Like a drug addict changes his life so he can shoot, snort, or smoke his drug, I change my life so I can swim. A drug addict might be homeless, they might be poor and hungry, they might be dirty and smelly, they might even be rich and fancy, but no matter their state of life, they figure out how to live their life with their expensive drug.
Like it is impossible for a drug-addict to clearly explain their addiction to another person, it's almost impossible to clearly explain my addiction to competitive swimming.
But unlike drugs, swimming is healthy both physically and mentally. That's why it's a perfectly ok thing to be addicted to. Yes, I set my priorities in life: God, family, and school, and if I have to occasionally miss a swim practice to take care of one of those, I do so. But at 4:30 each day almost every day of the year, I am on the pool deck, cap and goggles, ready to swim.

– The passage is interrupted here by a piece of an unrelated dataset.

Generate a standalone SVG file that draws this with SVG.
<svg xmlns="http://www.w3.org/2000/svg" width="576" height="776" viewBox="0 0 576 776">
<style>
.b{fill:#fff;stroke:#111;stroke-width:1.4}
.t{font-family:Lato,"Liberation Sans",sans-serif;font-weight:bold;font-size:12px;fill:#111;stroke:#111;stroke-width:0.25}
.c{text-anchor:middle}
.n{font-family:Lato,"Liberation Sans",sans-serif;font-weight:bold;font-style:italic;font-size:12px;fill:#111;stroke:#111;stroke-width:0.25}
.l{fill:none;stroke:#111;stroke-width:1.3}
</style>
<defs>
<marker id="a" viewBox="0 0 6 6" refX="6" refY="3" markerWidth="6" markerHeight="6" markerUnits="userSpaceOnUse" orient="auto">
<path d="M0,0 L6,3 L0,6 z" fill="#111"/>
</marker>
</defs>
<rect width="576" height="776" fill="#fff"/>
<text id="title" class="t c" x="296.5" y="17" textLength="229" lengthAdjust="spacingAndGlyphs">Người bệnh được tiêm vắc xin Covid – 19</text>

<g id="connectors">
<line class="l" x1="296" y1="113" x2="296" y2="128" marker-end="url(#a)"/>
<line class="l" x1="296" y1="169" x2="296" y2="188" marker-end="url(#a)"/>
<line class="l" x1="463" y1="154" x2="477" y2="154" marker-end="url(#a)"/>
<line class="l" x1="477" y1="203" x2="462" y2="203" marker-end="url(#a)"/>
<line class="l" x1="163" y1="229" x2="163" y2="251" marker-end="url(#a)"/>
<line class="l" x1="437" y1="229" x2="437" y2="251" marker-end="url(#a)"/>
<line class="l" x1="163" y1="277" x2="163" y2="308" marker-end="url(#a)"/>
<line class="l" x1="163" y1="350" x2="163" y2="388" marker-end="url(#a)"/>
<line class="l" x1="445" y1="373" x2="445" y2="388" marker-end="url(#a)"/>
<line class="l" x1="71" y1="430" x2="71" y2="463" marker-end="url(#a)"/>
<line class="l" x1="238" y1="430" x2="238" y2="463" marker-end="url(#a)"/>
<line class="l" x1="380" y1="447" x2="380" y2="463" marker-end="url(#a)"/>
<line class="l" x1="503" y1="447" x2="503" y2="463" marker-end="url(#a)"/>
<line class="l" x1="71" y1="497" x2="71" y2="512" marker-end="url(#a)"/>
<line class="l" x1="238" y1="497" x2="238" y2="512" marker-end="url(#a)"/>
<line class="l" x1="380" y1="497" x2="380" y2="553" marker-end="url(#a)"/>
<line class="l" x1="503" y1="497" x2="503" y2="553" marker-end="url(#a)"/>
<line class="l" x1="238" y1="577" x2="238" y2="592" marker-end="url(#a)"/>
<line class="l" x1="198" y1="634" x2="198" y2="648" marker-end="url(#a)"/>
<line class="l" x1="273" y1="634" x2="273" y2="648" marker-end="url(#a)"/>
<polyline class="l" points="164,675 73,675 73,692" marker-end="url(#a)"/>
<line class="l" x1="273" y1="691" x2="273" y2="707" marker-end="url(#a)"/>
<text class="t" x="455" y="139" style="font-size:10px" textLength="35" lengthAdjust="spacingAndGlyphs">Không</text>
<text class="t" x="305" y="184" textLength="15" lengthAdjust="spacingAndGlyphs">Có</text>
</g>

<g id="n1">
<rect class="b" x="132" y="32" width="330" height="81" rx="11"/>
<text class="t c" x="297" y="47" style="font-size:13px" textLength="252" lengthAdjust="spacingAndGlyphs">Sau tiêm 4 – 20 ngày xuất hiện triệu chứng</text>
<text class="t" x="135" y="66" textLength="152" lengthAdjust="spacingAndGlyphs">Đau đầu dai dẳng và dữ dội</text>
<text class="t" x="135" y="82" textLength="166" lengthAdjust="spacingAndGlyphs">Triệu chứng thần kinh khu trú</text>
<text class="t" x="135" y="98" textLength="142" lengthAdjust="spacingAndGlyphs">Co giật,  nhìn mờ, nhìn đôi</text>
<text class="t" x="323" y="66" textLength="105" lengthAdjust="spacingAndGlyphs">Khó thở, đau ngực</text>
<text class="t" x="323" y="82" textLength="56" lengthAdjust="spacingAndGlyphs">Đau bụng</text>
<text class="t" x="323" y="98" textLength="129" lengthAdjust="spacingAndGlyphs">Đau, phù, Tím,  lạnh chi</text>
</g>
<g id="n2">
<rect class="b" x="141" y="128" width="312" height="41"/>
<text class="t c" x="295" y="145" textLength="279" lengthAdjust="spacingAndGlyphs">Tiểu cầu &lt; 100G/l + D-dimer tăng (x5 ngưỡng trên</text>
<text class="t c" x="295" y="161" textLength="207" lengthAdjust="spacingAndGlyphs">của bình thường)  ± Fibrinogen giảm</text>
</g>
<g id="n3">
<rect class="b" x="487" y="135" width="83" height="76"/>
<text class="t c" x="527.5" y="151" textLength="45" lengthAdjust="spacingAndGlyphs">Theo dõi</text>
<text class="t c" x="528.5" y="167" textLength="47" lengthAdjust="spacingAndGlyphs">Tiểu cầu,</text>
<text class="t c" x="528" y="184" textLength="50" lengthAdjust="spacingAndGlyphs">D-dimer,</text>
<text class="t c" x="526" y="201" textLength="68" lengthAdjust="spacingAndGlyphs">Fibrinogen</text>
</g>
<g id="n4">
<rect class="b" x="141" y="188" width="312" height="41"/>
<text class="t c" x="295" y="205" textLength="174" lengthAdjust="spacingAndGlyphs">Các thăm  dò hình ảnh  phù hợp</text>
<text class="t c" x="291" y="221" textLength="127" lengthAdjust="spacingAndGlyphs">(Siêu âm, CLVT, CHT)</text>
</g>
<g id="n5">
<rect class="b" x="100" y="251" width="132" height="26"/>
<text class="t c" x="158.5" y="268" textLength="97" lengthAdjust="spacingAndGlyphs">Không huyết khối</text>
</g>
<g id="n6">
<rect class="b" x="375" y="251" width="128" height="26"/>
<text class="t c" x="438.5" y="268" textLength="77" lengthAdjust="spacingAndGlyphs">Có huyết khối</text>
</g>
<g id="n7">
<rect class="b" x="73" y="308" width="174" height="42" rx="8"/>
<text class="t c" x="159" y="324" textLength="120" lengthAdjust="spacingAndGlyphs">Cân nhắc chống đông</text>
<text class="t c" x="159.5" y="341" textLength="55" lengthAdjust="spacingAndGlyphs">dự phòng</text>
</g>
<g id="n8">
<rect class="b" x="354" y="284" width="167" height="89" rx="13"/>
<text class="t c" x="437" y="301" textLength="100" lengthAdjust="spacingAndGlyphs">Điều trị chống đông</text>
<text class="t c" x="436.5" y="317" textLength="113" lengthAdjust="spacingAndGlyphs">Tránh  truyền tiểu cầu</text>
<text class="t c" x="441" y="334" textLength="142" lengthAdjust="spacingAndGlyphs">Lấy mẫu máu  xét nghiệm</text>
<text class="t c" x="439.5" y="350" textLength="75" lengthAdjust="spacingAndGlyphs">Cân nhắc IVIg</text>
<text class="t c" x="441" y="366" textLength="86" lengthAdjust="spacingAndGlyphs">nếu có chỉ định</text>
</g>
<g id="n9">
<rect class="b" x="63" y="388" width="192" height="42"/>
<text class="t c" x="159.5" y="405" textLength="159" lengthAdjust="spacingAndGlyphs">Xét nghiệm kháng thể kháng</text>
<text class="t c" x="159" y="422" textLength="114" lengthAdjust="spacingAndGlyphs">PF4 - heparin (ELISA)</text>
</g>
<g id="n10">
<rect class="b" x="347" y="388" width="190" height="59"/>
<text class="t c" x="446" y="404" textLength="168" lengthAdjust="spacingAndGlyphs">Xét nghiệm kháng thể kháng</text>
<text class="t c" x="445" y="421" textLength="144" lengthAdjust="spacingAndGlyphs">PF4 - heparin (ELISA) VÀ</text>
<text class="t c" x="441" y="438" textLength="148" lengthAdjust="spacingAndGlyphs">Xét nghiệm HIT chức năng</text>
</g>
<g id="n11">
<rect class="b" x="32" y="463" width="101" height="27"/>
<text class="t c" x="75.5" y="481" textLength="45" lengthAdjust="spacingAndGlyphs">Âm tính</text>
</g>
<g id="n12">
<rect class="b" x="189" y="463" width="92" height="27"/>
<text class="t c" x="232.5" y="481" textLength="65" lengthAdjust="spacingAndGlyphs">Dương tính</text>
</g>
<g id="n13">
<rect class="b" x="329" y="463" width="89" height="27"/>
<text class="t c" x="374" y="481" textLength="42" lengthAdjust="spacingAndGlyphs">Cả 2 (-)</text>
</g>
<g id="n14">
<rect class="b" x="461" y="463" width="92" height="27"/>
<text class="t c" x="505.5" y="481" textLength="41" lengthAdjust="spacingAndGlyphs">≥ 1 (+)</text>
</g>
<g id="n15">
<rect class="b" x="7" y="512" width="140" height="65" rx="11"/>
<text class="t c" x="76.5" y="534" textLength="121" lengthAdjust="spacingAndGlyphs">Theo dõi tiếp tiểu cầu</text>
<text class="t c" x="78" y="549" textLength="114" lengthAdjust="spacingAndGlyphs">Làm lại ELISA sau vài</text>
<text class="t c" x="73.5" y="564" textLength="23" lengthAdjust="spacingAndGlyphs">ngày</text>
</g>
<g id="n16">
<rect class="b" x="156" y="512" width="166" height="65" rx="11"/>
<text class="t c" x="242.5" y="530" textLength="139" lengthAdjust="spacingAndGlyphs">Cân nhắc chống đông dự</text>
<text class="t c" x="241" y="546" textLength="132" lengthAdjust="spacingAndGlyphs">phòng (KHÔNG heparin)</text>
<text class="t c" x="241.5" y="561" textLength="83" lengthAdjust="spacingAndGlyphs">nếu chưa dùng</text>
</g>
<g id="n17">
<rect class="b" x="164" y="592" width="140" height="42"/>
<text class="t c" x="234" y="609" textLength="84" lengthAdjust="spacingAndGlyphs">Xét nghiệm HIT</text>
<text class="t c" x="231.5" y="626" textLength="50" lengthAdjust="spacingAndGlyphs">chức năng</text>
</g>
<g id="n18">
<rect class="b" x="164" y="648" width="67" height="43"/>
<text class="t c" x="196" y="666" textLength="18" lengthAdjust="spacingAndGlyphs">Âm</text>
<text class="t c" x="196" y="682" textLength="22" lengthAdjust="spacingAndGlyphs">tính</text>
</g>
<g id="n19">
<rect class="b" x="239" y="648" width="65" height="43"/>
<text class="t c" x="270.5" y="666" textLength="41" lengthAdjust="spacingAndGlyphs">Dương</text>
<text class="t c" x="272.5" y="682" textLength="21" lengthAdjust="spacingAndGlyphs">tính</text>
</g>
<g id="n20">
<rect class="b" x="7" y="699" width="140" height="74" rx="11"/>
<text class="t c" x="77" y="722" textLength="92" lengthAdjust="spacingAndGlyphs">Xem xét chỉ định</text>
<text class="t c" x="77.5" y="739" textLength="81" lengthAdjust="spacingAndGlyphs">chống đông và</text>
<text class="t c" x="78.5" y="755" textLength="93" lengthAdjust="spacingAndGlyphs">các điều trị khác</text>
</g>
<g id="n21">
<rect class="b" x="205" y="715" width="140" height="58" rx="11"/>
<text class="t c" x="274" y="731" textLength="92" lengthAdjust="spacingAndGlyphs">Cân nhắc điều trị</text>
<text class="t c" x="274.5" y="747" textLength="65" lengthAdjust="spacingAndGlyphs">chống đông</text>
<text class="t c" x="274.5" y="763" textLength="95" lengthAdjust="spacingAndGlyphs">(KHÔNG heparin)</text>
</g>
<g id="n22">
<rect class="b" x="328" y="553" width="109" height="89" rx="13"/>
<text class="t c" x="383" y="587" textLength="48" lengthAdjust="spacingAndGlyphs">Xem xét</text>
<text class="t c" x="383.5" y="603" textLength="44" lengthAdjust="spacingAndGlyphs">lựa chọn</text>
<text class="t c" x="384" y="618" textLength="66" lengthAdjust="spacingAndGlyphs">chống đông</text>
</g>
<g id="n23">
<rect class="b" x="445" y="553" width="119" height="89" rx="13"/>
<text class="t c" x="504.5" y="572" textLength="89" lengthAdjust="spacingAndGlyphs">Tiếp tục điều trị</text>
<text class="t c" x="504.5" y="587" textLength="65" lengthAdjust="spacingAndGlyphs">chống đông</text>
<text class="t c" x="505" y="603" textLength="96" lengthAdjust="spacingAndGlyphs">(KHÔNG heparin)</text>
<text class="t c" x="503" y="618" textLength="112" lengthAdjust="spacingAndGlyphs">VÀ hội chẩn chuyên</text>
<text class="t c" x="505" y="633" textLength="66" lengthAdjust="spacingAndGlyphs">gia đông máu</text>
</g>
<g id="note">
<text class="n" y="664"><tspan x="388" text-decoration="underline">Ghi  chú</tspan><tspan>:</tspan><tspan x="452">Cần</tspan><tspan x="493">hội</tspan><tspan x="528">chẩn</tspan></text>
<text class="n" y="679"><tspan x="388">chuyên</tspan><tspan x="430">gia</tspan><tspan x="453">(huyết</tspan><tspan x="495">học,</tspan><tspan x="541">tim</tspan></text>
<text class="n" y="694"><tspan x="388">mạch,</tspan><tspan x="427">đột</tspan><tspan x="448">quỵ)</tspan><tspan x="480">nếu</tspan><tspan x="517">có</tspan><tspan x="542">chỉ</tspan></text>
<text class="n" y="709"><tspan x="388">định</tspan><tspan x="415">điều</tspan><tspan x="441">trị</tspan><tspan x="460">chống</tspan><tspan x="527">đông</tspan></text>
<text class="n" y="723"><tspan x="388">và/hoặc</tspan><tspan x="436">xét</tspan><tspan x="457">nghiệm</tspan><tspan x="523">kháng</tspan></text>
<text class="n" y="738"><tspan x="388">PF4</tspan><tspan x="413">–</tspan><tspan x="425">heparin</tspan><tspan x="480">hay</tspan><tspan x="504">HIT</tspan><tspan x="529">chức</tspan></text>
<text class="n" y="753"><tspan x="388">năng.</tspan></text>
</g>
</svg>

I do not know if I will ever stop swimming. I might swim myself to death just as a drug-addict can drug themselves to death. But I do know this. I will one day stop training the way I do now. I will train until I reach my max potential. I will love it. I will savor it. I will live in each amazing moment. But once I know I am there, I will stop training. I will then become a swim coach and use my energy and my time to help others reach their max potential. Because the only thing more beautiful than reaching mine will be helping others reach theirs.
But at the end of the day, I'll hit that water. Because I will never be able to give up the feeling of water through my fingers and the smell of chlorine on my skin. I will never be able to give up having my breath taken away.
I didn't find swimming. It found me. It snatched me up in it's net and forever holds me helpless in it's trap and it's freedom.